Having it All & Nothing at the same time.
How can someone who has it all have nothing @ the same time?
I've tried so so so very many times to put myself in the right place, around good people & do good w/ my life. I went back to Church because after all "you've gotta be somewhere!" right?
The thought of Religion & God in ones life isn't exactly Rocket Science, but feeling it is SO very hard. That's not my "issue" in life though. I've prayed over & over for God to show me how to live a good life. I believe in Destiny & that everything happens for a reason.
My "issue" is the fear of being alone. If God wanted me to have someone else in my life then he'd make it happen right? I don't feel that I have to go out to the Bars/Clubs to meet people... I'd rather meet someone by an accidental meeting @ somewhere like the grocery store.
I keep blaming God for my life. Most people would Kill to be in my showes, solid career, good $, vertually debt free, beautiful home & animals... just missing someone to share it all with.

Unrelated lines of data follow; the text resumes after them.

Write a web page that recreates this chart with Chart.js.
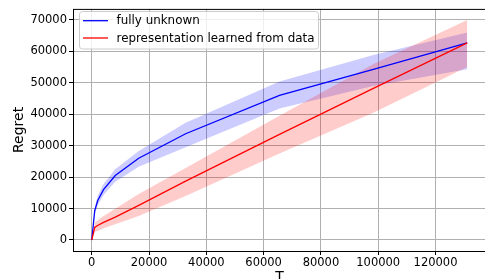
<!DOCTYPE html>
<html>
<head>
<meta charset="utf-8">
<script src="https://cdn.jsdelivr.net/npm/chart.js@4.4.1/dist/chart.umd.min.js"></script>
<style>
  html, body { margin: 0; padding: 0; background: #fff; overflow: hidden; }
  #wrap { width: 485px; height: 279px; overflow: hidden; }
</style>
</head>
<body>
<div id="wrap"><canvas id="regretChart" width="486" height="290"></canvas></div>
<script>
// horizon values (powers of two) and regret curves
const T = [0, 1024, 2048, 4096, 8192, 16384, 32768, 65536, 98304, 131072];

const unknownMean  = [0, 9300, 12500, 16000, 20500, 26000, 33800, 46000, 54300, 62700];
const unknownUpper = [0, 10300, 14000, 17800, 22500, 28300, 37300, 50400, 58800, 66000];
const unknownLower = [0, 8300, 11000, 14300, 18500, 23300, 29500, 41800, 49000, 54300];

const learnedMean  = [0, 4000, 4600, 5600, 7300, 11000, 18700, 33600, 48200, 62700];
const learnedUpper = [0, 5500, 6300, 7600, 9900, 14600, 22900, 39500, 56000, 70000];
const learnedLower = [0, 2600, 2900, 3700, 5000, 7600, 14000, 27500, 40500, 55000];

const xTicks = [0, 20000, 40000, 60000, 80000, 100000, 120000];
const yTicks = [0, 10000, 20000, 30000, 40000, 50000, 60000, 70000];

const labels = ["fully unknown", "representation learned from data"];

const pts = (ys) => T.map((t, i) => ({ x: t, y: ys[i] }));
const FONT = "'DejaVu Sans', sans-serif";

// frame + matplotlib-like legend
const framePlugin = {
	id: "frame",
	afterDraw(chart) {
		const { ctx, chartArea: a } = chart;
		ctx.save();
		ctx.strokeStyle = "#000";
		ctx.lineWidth = 1;
		ctx.strokeRect(a.left + 0.5, a.top + 0.5, a.right - a.left, a.bottom - a.top);

		// legend box
		const bx = 79.5, by = 11.5, bw = 239, bh = 37.5, r = 3;
		ctx.beginPath();
		ctx.moveTo(bx + r, by);
		ctx.arcTo(bx + bw, by, bx + bw, by + bh, r);
		ctx.arcTo(bx + bw, by + bh, bx, by + bh, r);
		ctx.arcTo(bx, by + bh, bx, by, r);
		ctx.arcTo(bx, by, bx + bw, by, r);
		ctx.closePath();
		ctx.fillStyle = "rgba(255,255,255,0.8)";
		ctx.fill();
		ctx.strokeStyle = "#cccccc";
		ctx.stroke();

		const colors = ["#0000ff", "#ff0000"];
		const rows = [20.7, 38];
		ctx.font = "11.9px " + FONT;
		ctx.textBaseline = "middle";
		ctx.textAlign = "left";
		rows.forEach((y, i) => {
			ctx.strokeStyle = colors[i];
			ctx.lineWidth = 1.3;
			ctx.beginPath();
			ctx.moveTo(83, y);
			ctx.lineTo(108, y);
			ctx.stroke();
			ctx.fillStyle = "#000";
			ctx.fillText(labels[i], 116.5, y + 0.5);
		});
		ctx.restore();
	},
};

const ctx = document.getElementById("regretChart").getContext("2d");
new Chart(ctx, {
	type: "line",
	data: {
		datasets: [
			// bands first so the lines sit on top
			{ data: pts(unknownUpper), borderWidth: 0, pointRadius: 0, fill: "+1", backgroundColor: "rgba(0,0,255,0.2)", order: 3 },
			{ data: pts(unknownLower), borderWidth: 0, pointRadius: 0, fill: false, order: 3 },
			{ data: pts(learnedUpper), borderWidth: 0, pointRadius: 0, fill: "+1", backgroundColor: "rgba(255,0,0,0.2)", order: 2 },
			{ data: pts(learnedLower), borderWidth: 0, pointRadius: 0, fill: false, order: 2 },
			{ label: labels[0], data: pts(unknownMean), borderColor: "#0000ff", borderWidth: 1.3, pointRadius: 0, fill: false, order: 1 },
			{ label: labels[1], data: pts(learnedMean), borderColor: "#ff0000", borderWidth: 1.3, pointRadius: 0, fill: false, order: 0 },
		],
	},
	options: {
		responsive: false,
		animation: false,
		layout: { padding: { top: 5, right: 0, left: 0, bottom: 0 } },
		plugins: {
			legend: { display: false },
			tooltip: { enabled: false },
		},
		scales: {
			x: {
				type: "linear",
				min: -6554,
				max: 137626,
				afterFit: (s) => { s.height = 39; },
				afterBuildTicks: (s) => { s.ticks = xTicks.map((v) => ({ value: v })); },
				grid: { color: "#b0b0b0", lineWidth: 1, tickColor: "#000", tickLength: 4 },
				border: { display: false },
				ticks: { color: "#000", font: { family: FONT, size: 11.5 }, padding: 1, maxRotation: 0, autoSkip: false, callback: (v) => String(v) },
				title: { display: true, text: "T", color: "#000", font: { family: FONT, size: 14 }, padding: { top: 0, bottom: 4.6 } },
			},
			y: {
				min: -3500,
				max: 73500,
				afterFit: (s) => { s.width = 73; },
				afterBuildTicks: (s) => { s.ticks = yTicks.map((v) => ({ value: v })); },
				grid: { color: "#b0b0b0", lineWidth: 1, tickColor: "#000", tickLength: 4 },
				border: { display: false },
				ticks: { color: "#000", font: { family: FONT, size: 11.5 }, padding: 2, autoSkip: false, callback: (v) => String(v) },
				title: { display: true, text: "Regret", color: "#000", font: { family: FONT, size: 14 }, padding: { top: 10.6, bottom: 0 } },
			},
		},
	},
	plugins: [framePlugin],
});
</script>
</body>
</html>
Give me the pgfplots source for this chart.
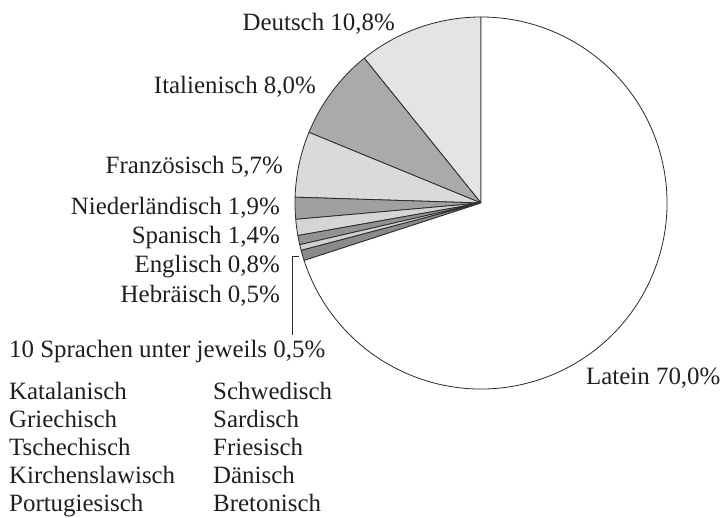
\documentclass[border=0pt]{standalone}
\usepackage{pgfplots}
\pgfplotsset{compat=1.18}
\usepackage{pgfplotstable}
\usepackage{fontspec}
\setmainfont{Liberation Serif}

% language, share in percent, fill colour
\pgfplotstableread[col sep=comma]{
name,value,col
Deutsch,10.8,sD
Italienisch,8.0,sI
Franzoesisch,5.7,sF
Niederlaendisch,1.9,sN
Spanisch,1.4,sS
Englisch,0.8,sE
Hebraeisch,0.5,sH
Andere,0.9,sA
Latein,70.0,white
}\piedata

\definecolor{sD}{HTML}{E4E4E6}
\definecolor{sI}{HTML}{AAAAAC}
\definecolor{sF}{HTML}{DADADC}
\definecolor{sN}{HTML}{A0A0A2}
\definecolor{sS}{HTML}{D5D5D7}
\definecolor{sE}{HTML}{929294}
\definecolor{sH}{HTML}{D0D0D2}
\definecolor{sA}{HTML}{8A8A8C}
\definecolor{edge}{HTML}{2A2A2A}

\def\cum{0}
\newcommand\slice[2]{%
  \pgfplotsextra{%
    \pgfmathsetmacro\sa{90+3.6*\cum}%
    \pgfmathsetmacro\sb{90+3.6*(\cum+#1)}%
    \fill[#2,draw=edge,line width=0.8pt,line join=round]
      (axis cs:481,315) -- ++(\sa:186bp) arc[start angle=\sa,end angle=\sb,radius=186bp] -- cycle;
    \pgfmathsetmacro\cumn{\cum+#1}%
    \global\let\cum\cumn
  }%
}

\begin{document}
\begin{tikzpicture}
\begin{axis}[
  width=728bp, height=518bp, scale only axis,
  xmin=0, xmax=728, ymin=0, ymax=518,
  enlargelimits=false, hide axis, clip=false,
]
\pgfplotsinvokeforeach{0,...,8}{%
  \pgfplotstablegetelem{#1}{value}\of{\piedata}\let\v\pgfplotsretval
  \pgfplotstablegetelem{#1}{col}\of{\piedata}\let\c\pgfplotsretval
  \edef\doslice{\noexpand\slice{\v}{\c}}\doslice
}

\begin{scope}[every node/.style={font=\fontsize{25}{28}\selectfont, inner sep=0pt, text=black!88}]
\node[anchor=base east] at (axis cs:395,487) {Deutsch 10,8\%};
\node[anchor=base east] at (axis cs:316,424) {Italienisch 8,0\%};
\node[anchor=base east] at (axis cs:283,344) {Französisch 5,7\%};
\node[anchor=base east] at (axis cs:280,303) {Niederländisch 1,9\%};
\node[anchor=base east] at (axis cs:280,274) {Spanisch 1,4\%};
\node[anchor=base east] at (axis cs:280,245) {Englisch 0,8\%};
\node[anchor=base east] at (axis cs:280,215) {Hebräisch 0,5\%};
\node[anchor=base west] at (axis cs:9,160) {10 Sprachen unter jeweils 0,5\%};
\node[anchor=base west] at (axis cs:9,118) {Katalanisch};
\node[anchor=base west] at (axis cs:9,90) {Griechisch};
\node[anchor=base west] at (axis cs:9,62) {Tschechisch};
\node[anchor=base west] at (axis cs:9,34) {Kirchenslawisch};
\node[anchor=base west] at (axis cs:9,7) {Portugiesisch};
\node[anchor=base west] at (axis cs:213,118) {Schwedisch};
\node[anchor=base west] at (axis cs:213,90) {Sardisch};
\node[anchor=base west] at (axis cs:213,62) {Friesisch};
\node[anchor=base west] at (axis cs:213,34) {Dänisch};
\node[anchor=base west] at (axis cs:213,7) {Bretonisch};
\node[anchor=base west] at (axis cs:586,133) {Latein 70,0\%};
\end{scope}
\draw[edge,line width=0.8pt] (axis cs:299,262) -- (axis cs:292,262) -- (axis cs:292,183);
\end{axis}
\pgfresetboundingbox
\useasboundingbox (current axis.south west) rectangle (current axis.north east);
\end{tikzpicture}
\end{document}
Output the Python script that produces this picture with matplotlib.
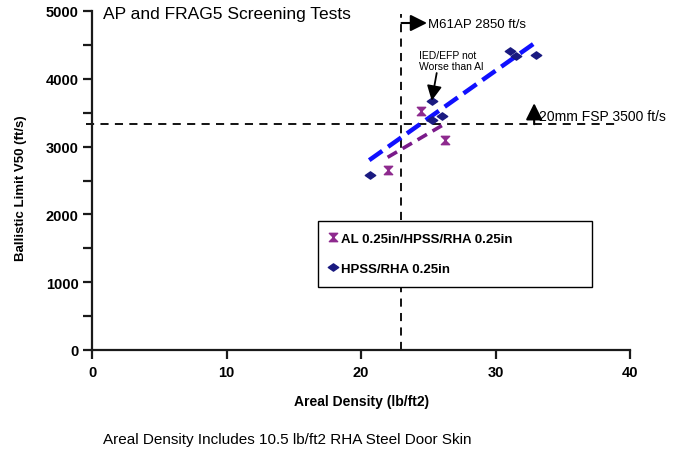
import matplotlib
matplotlib.use("Agg")
import matplotlib.pyplot as plt
from matplotlib.path import Path
import numpy as np

plt.rcParams['font.family'] = ['Liberation Sans', 'DejaVu Sans']

# Data
hpss_x = [20.67, 25.3, 25.3, 26.0, 31.06, 31.55, 33.0]
hpss_y = [2585, 3678, 3397, 3447, 4407, 4343, 4353]
al_x = [22.0, 24.45, 26.24]
al_y = [2659, 3530, 3093]
hpss_trend_x = [20.6, 33.07]
hpss_trend_y = [2800, 4550]
al_trend_x = [21.97, 26.43]
al_trend_y = [2842, 3359]
m61_x = 23.0
fsp_y = 3330

series_labels = ["AL 0.25in/HPSS/RHA 0.25in", "HPSS/RHA 0.25in"]
title = "AP and FRAG5 Screening Tests"
footnote = "Areal Density Includes 10.5 lb/ft2 RHA Steel Door Skin"

x_ticks = [0, 10, 20, 30, 40]
y_ticks = [0, 1000, 2000, 3000, 4000, 5000]

diamond = Path([(-1, 0), (0, 0.7), (1, 0), (0, -0.7), (-1, 0)],
               [Path.MOVETO, Path.LINETO, Path.LINETO, Path.LINETO, Path.CLOSEPOLY])
hourglass = Path([(-1, 1), (1, 1), (-1, -1), (1, -1), (-1, 1)],
                 [Path.MOVETO, Path.LINETO, Path.LINETO, Path.LINETO, Path.CLOSEPOLY])

fig = plt.figure(figsize=(6.86, 4.52), dpi=100)
ax = fig.add_axes([92.3/686, 1-351/452, (630-92.3)/686, (351-12)/452])

navy = '#1a1a80'
magenta = '#8e2a8e'

# reference lines
ax.plot([m61_x, m61_x], [0, 4960], color='black', lw=1.3, dashes=(4.5, 3.5), zorder=1)
ax.plot([-0.46, 39.0], [fsp_y, fsp_y], color='black', lw=1.3, dashes=(4.5, 3.5),
        zorder=1, clip_on=False)

# trend lines
ax.plot(hpss_trend_x, hpss_trend_y, color='#1010ff', lw=3.2, dashes=(3.6, 1.6),
        solid_capstyle='butt', zorder=2)
ax.plot(al_trend_x, al_trend_y, color='#7a1a8a', lw=2.6, dashes=(3.0, 1.8), zorder=2)

# data
ax.plot(al_x, al_y, linestyle='none', marker=hourglass, markersize=6,
        color=magenta, markeredgecolor=magenta, label=series_labels[0], zorder=3)
ax.plot(hpss_x, hpss_y, linestyle='none', marker=diamond, markersize=7.5,
        color=navy, markeredgecolor=navy, label=series_labels[1], zorder=3)

ax.set_xlim(0, 40)
ax.set_ylim(0, 5000)
ax.set_xticks(x_ticks)
ax.set_yticks(y_ticks)
ax.set_yticks(np.arange(500, 5000, 1000), minor=True)
for s in ['top', 'right']:
    ax.spines[s].set_visible(False)
for s in ['left', 'bottom']:
    ax.spines[s].set_linewidth(1.6)
    ax.spines[s].set_color('#1a1a1a')
ax.tick_params(axis='both', which='both', direction='out', length=6.5, width=1.6,
               color='#1a1a1a')
ax.tick_params(axis='x', pad=4.5)
ax.tick_params(axis='y', pad=3.3)
for lab in ax.get_xticklabels() + ax.get_yticklabels():
    lab.set_fontweight('bold')
    lab.set_fontsize(10.5)

ax.set_xlabel("Areal Density (lb/ft2)", fontweight='bold', fontsize=10)
ax.xaxis.set_label_coords(0.5, -0.15)
ax.xaxis.label.set_va('center')
ax.set_ylabel("Ballistic Limit V50 (ft/s)", fontweight='bold', fontsize=9.5)
ax.yaxis.set_label_coords(-0.133, 0.479)
ax.yaxis.label.set_va('center')

# title and annotations
ax.text(0.8, 4956, title, fontsize=12.5, va='center', ha='left')
ax.annotate("", xy=(24.9, 4823), xytext=(m61_x, 4823),
            arrowprops=dict(arrowstyle='-|>,head_length=1.0,head_width=0.5',
                            color='black', lw=1.5, shrinkA=0, shrinkB=0))
ax.text(24.95, 4808, "M61AP 2850 ft/s", fontsize=9.5, va='center', ha='left')
ax.annotate("", xy=(32.87, 3640), xytext=(32.87, fsp_y),
            arrowprops=dict(arrowstyle='-|>,head_length=1.0,head_width=0.5',
                            color='black', lw=1.5, shrinkA=0, shrinkB=0))
ax.text(33.24, 3456, "20mm FSP 3500 ft/s", fontsize=10, va='center', ha='left')
ax.text(24.33, 4270, "IED/EFP not\nWorse than Al", fontsize=7.5, va='center',
        ha='left', linespacing=1.1)
ax.annotate("", xy=(25.25, 3677), xytext=(25.62, 4085),
            arrowprops=dict(arrowstyle='-|>,head_length=0.9,head_width=0.45',
                            color='black', lw=1.3, shrinkA=0, shrinkB=0))

leg = ax.legend(loc='lower left', bbox_to_anchor=(0.42, 0.186, 0.509, 0.192),
                mode='expand', frameon=True, fancybox=False, borderpad=0.9,
                handlelength=0.5, handletextpad=0.3, labelspacing=1.35,
                prop={'weight': 'bold', 'size': 9.5}, borderaxespad=0)
leg.get_frame().set_edgecolor('black')
leg.get_frame().set_linewidth(1.0)
leg.get_frame().set_alpha(1)

fig.text(103/686, 1-440/452, footnote, fontsize=11, va='center', ha='left')

fig.savefig("out.png", dpi=100, facecolor='white')
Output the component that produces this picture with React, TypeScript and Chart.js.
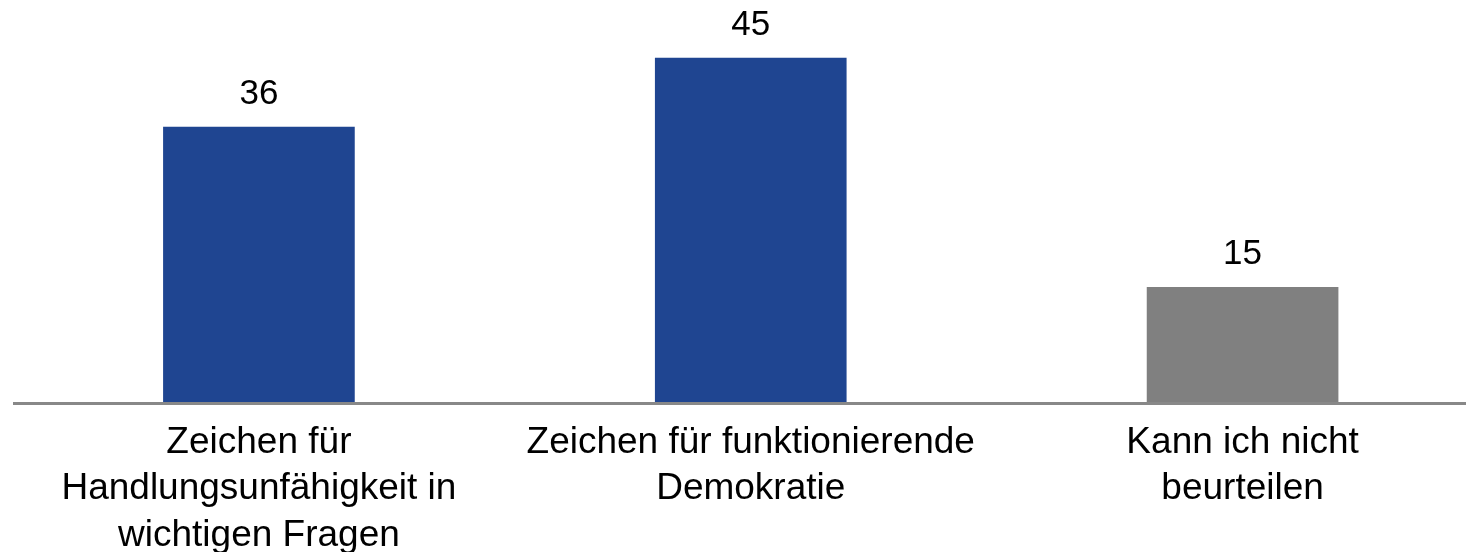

How do I slow down, stop blaming God & just be @ Peace w/ where I am in life. I am SOoooo empty in life, I don't feel anything about everything. I'm SOooo sad in life & could care to be anywhere but in it. If it weren't for the animals who knows what, when & where I'd be.
I just want someone to trip around life w/. I want to trust in God & have faith in him, but I feel if he looks down on me & knows my situation & feelings then he'd help me out a little... I need direction.
I need some Devine Intervention, especially during this time of the year.